Uneasy about creating a Big Brother bureaucracy to regulate home gardening, the Thousand Oaks City Council has voted to shelve a proposed forestry master plan until staff members can rewrite key points.

City leaders have long hoped for a comprehensive program to keep Thousand Oaks green, but the 40-page document submitted for council review Tuesday smacked of red tape and taxes, several council members said.

In particular, they objected to three proposals: to create a citywide tax district to cover the cost of landscape work on city property, to force developers to pay into a tree maintenance fund and to require property owners to obtain permits before pruning or cutting down trees.

"I ought to be able to do what I want with my property," Councilman Alex Fiore said. "I think it's dead wrong for the city to go into this kind of regulation."

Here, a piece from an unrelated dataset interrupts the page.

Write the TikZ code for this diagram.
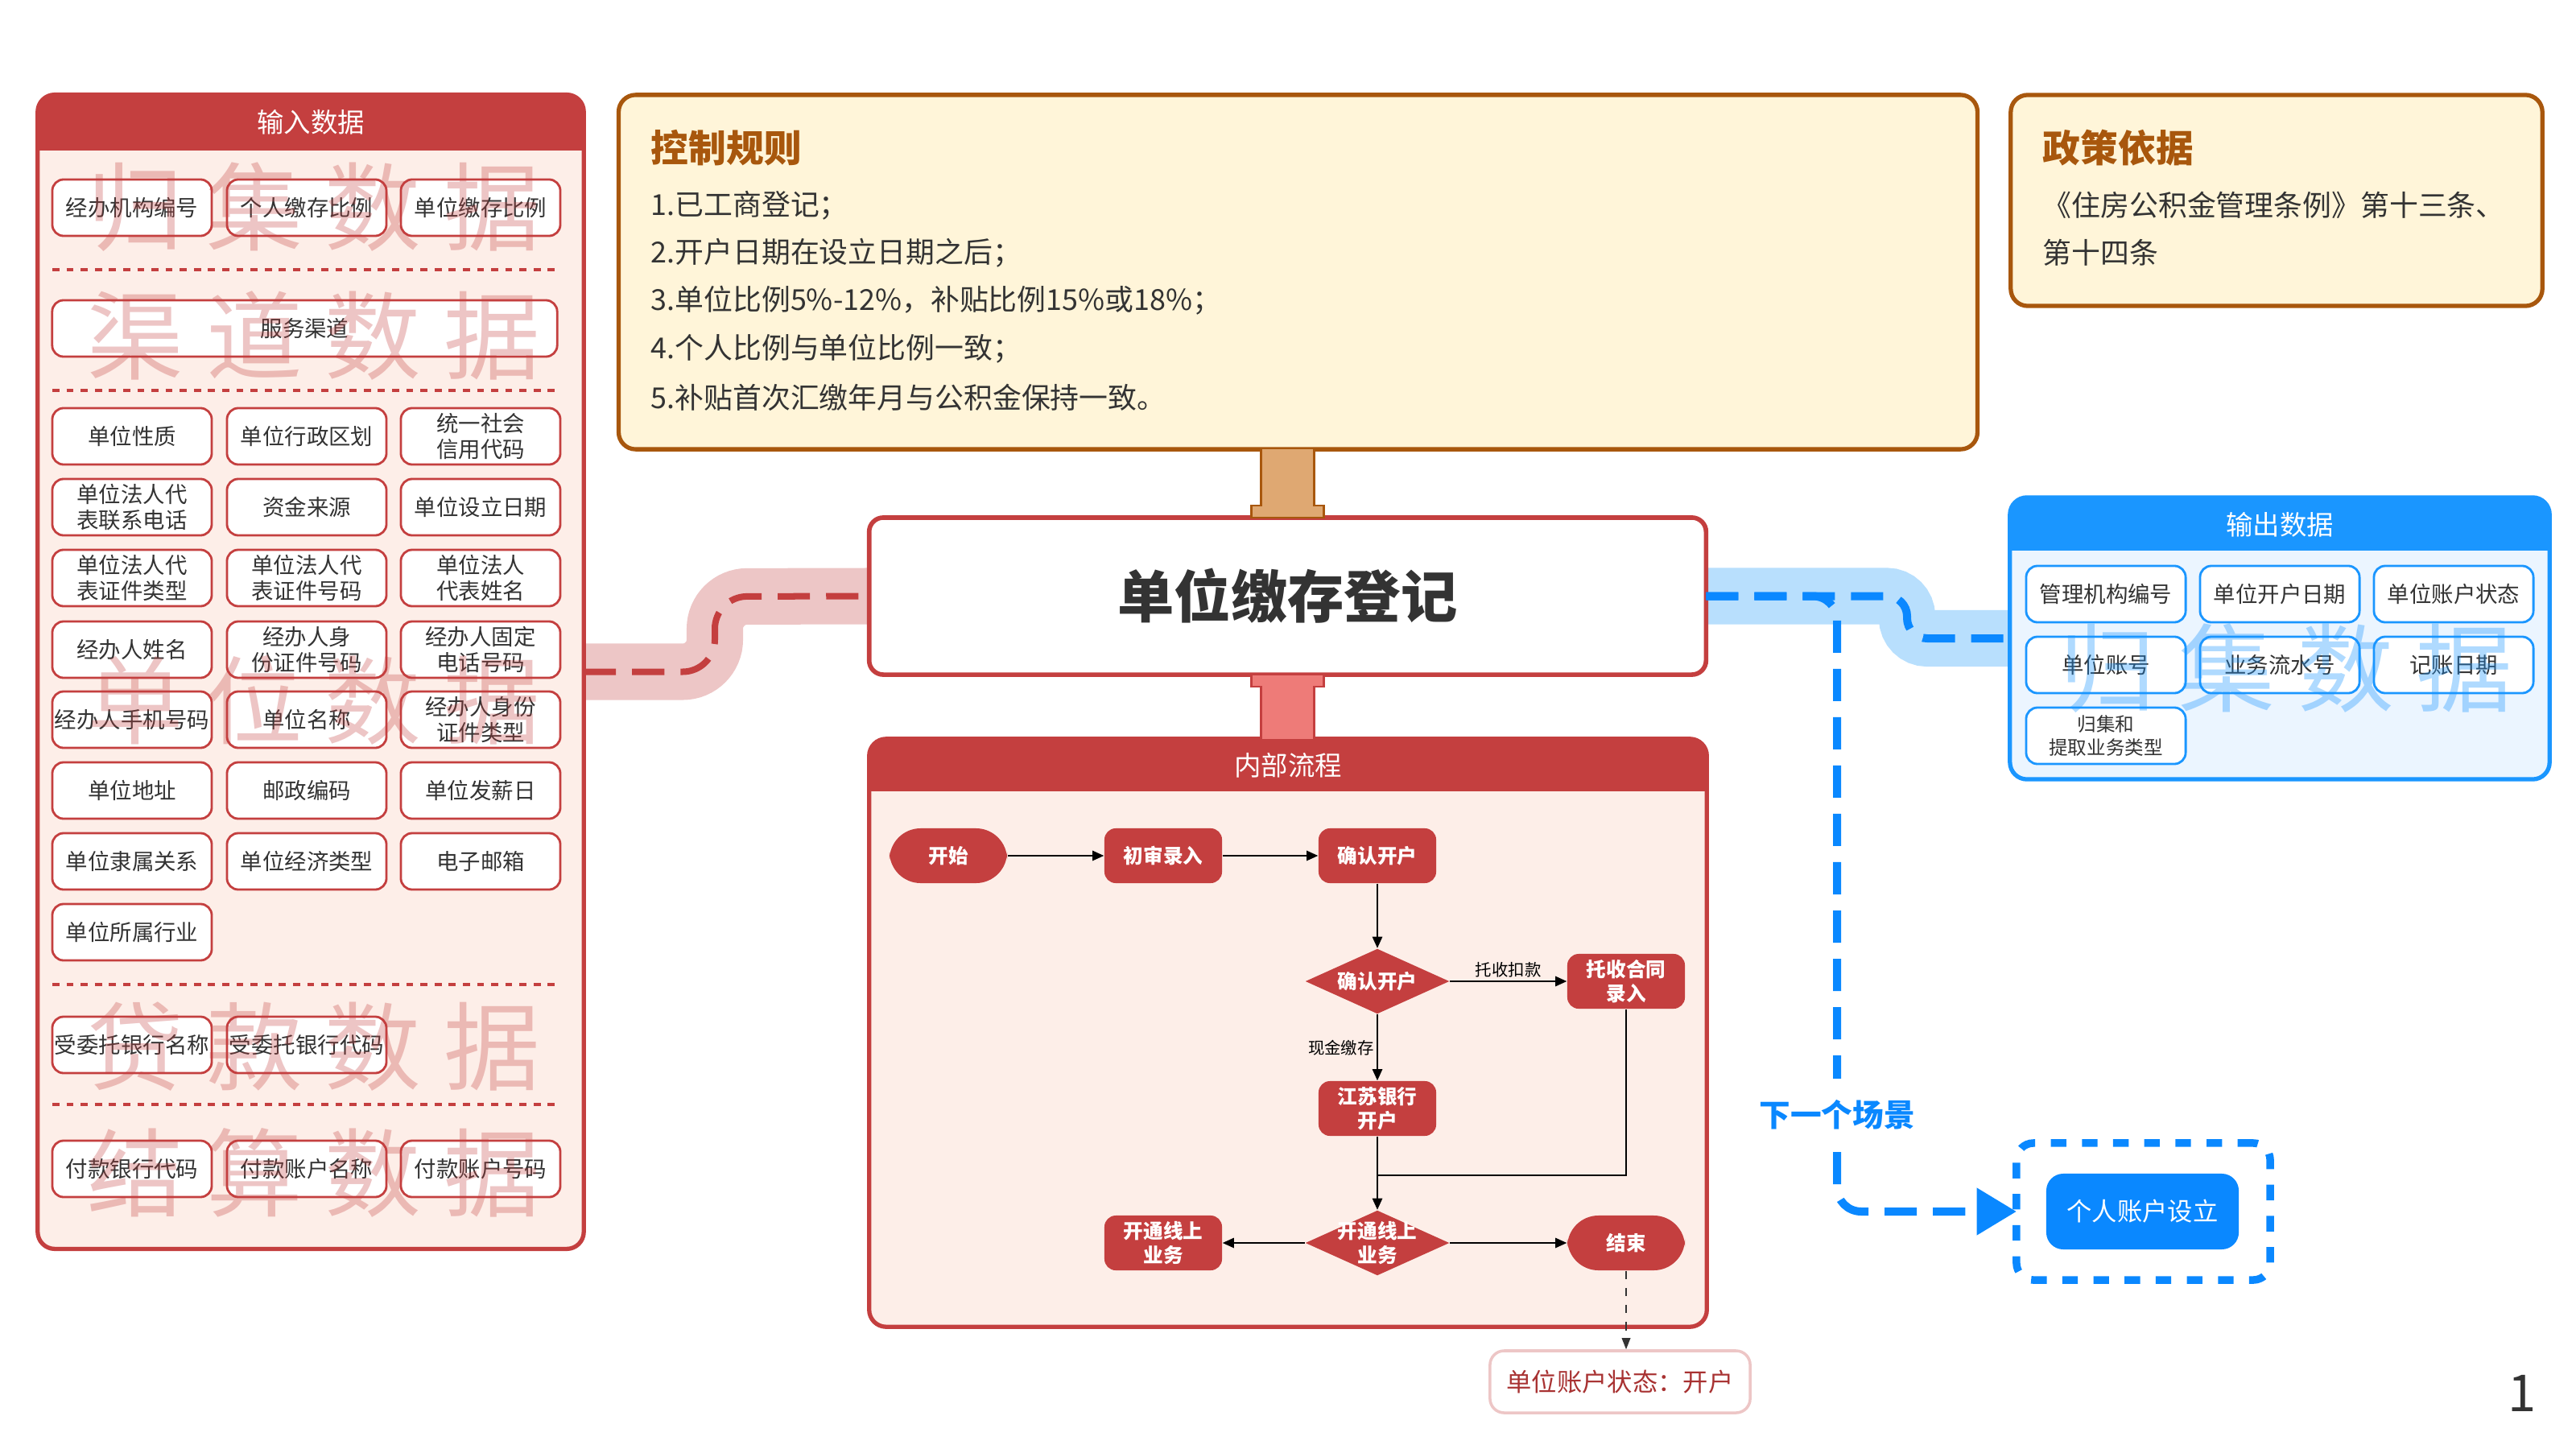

Mayor Judy Lazar also scoffed at a proposal calling for the city to count all its trees every year and then estimate the dollar value of this "community forest." Compiling such an inventory would be a waste of time and money, she said.

"I think that's the kind of policy we can put into abeyance until we're so rich that we have money to burn," Lazar said.

The forestry plan would confer special protection on four species of "landmark trees": the California walnut, bay laurel, holly and sycamore. Developers wishing to cut down or prune these trees would have to get permits, and the City Council could review any project encroaching on the living space of these trees. Thousand Oaks' namesake, the oak tree, already receives these protections.

The council expects to reconsider the forestry document this fall.